Per la cronaca, se ci sono venti foto allegate, servono venti ordini espliciti di stampare ogni singola immagine. A volte ha dei dubbi, quando ad esempio due foto mostrano due quadri appesi ad un muro, ma si rivelano molto simili sia per il fatto che sono ugualmente sfuocate, sia per il riflesso del flash nel vetro, che nasconde per tre quarti la parte centrale del dipinto. Sicuramente la prima va comunque stampata subito, ma dopo alcuni ripensamenti, mi fa tornare indietro di alcune foto per stampare anche la seconda. D’altra parte, finché non sta sulla carta, non si può sapere.

Mentre mi dà ordini perentori di stampare ogni immagine, deve comunque già vedere dove sto effettivamente stampando.
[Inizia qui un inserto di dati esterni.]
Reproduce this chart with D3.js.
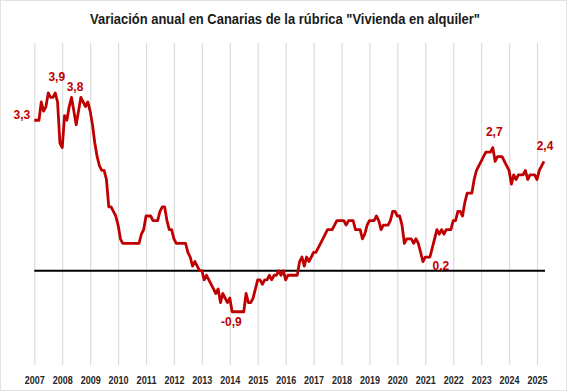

Glielo dico subito: nella stanza vicina. Impaziente abbandona il centro di comando per andarci subito, dove per una qualche misteriosa diavoleria una grossa stampante sta effettivamente buttando su carta le stesse foto che fino a pochi secondi prima erano imprigionate dentro alla testa del computer. La stampante è un po’ troppo lenta a partorire gli agognati fogli, e si sente in dovere di incoraggiarla delicatamente, come il più comprensivo ed amorevole dei ginecologi.

Torna da me con un foglio in mano: d’accordo che il primo foglio è già stato materializzato, ma altri ancora attendono la libertà. Nervosamente quindi alterna si alterna nei due ruoli di comandante di stato maggiore ed ostetrica con un andirivieni compulsivo.

Alla fine delle grandi manovre deve scattare il controllo: uno per uno vanno ripassate a video le immagini, mentre lui cerca orgoglioso la versione liberata tra le sue copie cartacee. Ormai non mi riconosce più il ruolo di suo aiutante sul campo: adesso che ha in pugno gli oggetti desiderati, la risorsa strategica è un’altra, ed il rispetto per il mio ruolo decade drasticamente.

Bene, abbiamo finito. Lo vedo esausto, ma credo che Sir Francis Drake avesse la stessa espressione fiera ed orgogliosa dopo aver sbaragliato l’Invincibile Armada. Con un dovuto grugnito di ringraziamento mi congeda, rimandandomi ai miei misteriosi doveri.